実施例1と同様にして工程(カ)まで行った後、空気の流通を停止したまま、377℃で8時間保持し、377℃から200℃まで39.3℃/hで降温して熱処理工程を行った。焼成管内の熱履歴を図4に示す。
また、得られた触媒を用いて、参考例1と同様にして、メタクロレインの気相接触酸化反応を行い、反応ガスを捕集して分析を行った。
実施例、比較例および参考例のメタクリル酸の製造の分析結果を表1に示す。
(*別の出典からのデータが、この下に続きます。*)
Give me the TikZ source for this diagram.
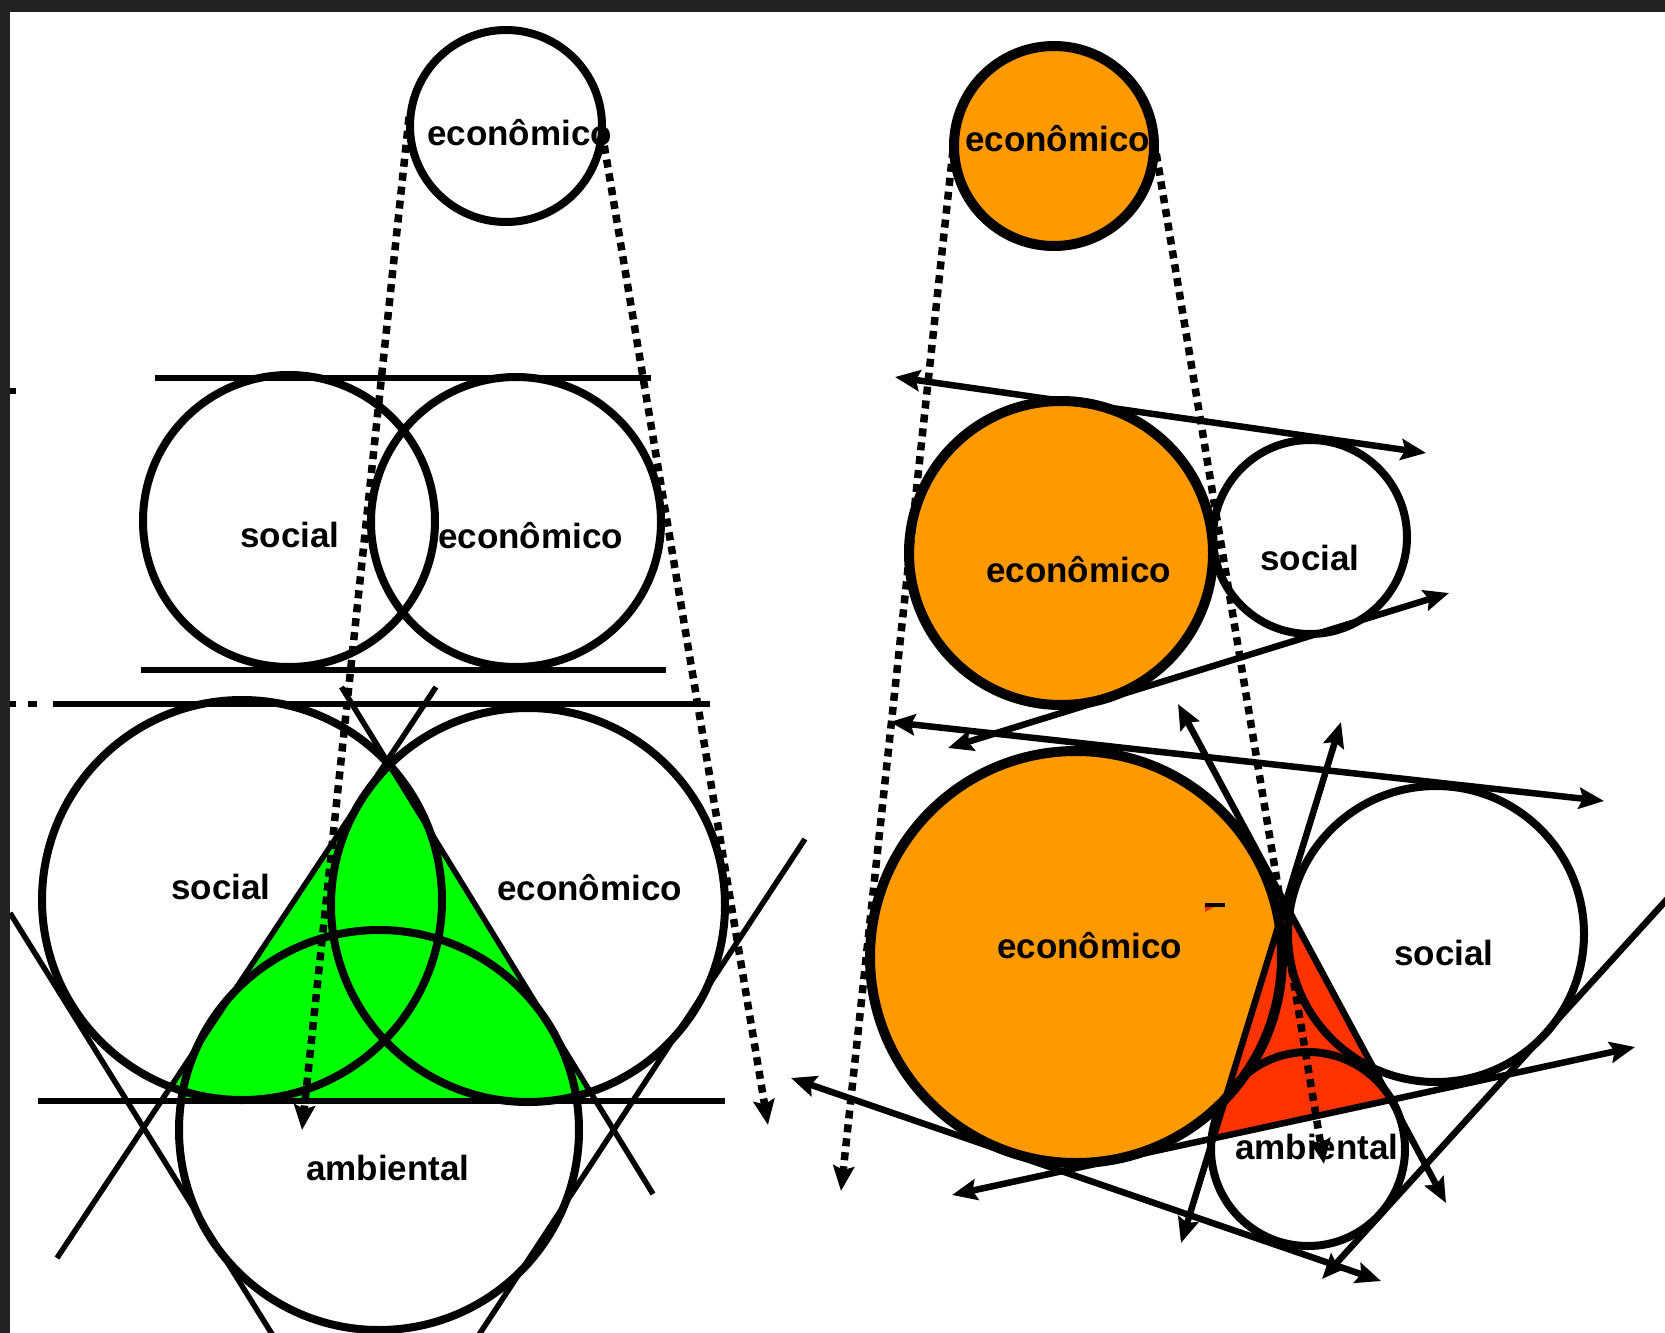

また、熱処理工程全体に要した総熱処理工程時間Ttot、ガス流通を停止した時点Aから、熱処理を再開した時点Bまでの時間Tstop、TtotからTstopを差し引いた時間Tcalの各値を表1に示す。
これに対し、熱処理において工程(カ)以降を、ガス流通を停止した状態で処理した比較例1の触媒は、参考例1の触媒に比べてその性能が著しく低かった。
Claims (5)
- 触媒前駆体に、ガス流通下に所定の熱履歴で加熱する熱処理を施して触媒を得る熱処理工程を有する、触媒の製造方法であって、
ガス流通機構および加熱器のいずれか一方またはその両方に問題が発生し、実施中の前記触媒前駆体の熱処理を途中で一旦停止する必要が生じて前記熱処理工程を中断する場合に、
下記時点Aを中断の開始時、下記時点Bを熱処理工程の再開時とし、
時点B以降の熱履歴を、前記所定の熱履歴における時点A以降の熱履歴に相当する熱履歴とすることを特徴とする触媒の製造方法。
時点A:前記所定の熱履歴の途中でガス流通を停止する時点。
時点B:時点A以降で、ガス流通を再開すること、および前記触媒前駆体の温度を前記時点Aにおける触媒前駆体の温度とすることの両方が満たされた時点。 - 前記熱処理工程の中断期間中の触媒前駆体の温度を、前記時点Aにおける触媒前駆体の温度以下とする、請求項1に記載の触媒の製造方法。
- 前記触媒前駆体が、メタクロレインを気相接触酸化してメタクリル酸を得る反応に用いる、モリブデン、リンおよびバナジウムを含むメタクリル酸製造用触媒の熱処理前の触媒前駆体である、請求項1または2に記載の触媒の製造方法。
- 触媒前駆体を、メタクリル酸の製造に用いる反応器の反応管に充填し、ガス流通下に熱処理する、請求項3に記載の触媒の製造方法。
- 請求項3または4に記載の製造方法で製造された触媒の存在下で、メタクロレインを分子状酸素により気相接触酸化する、メタクリル酸の製造方法。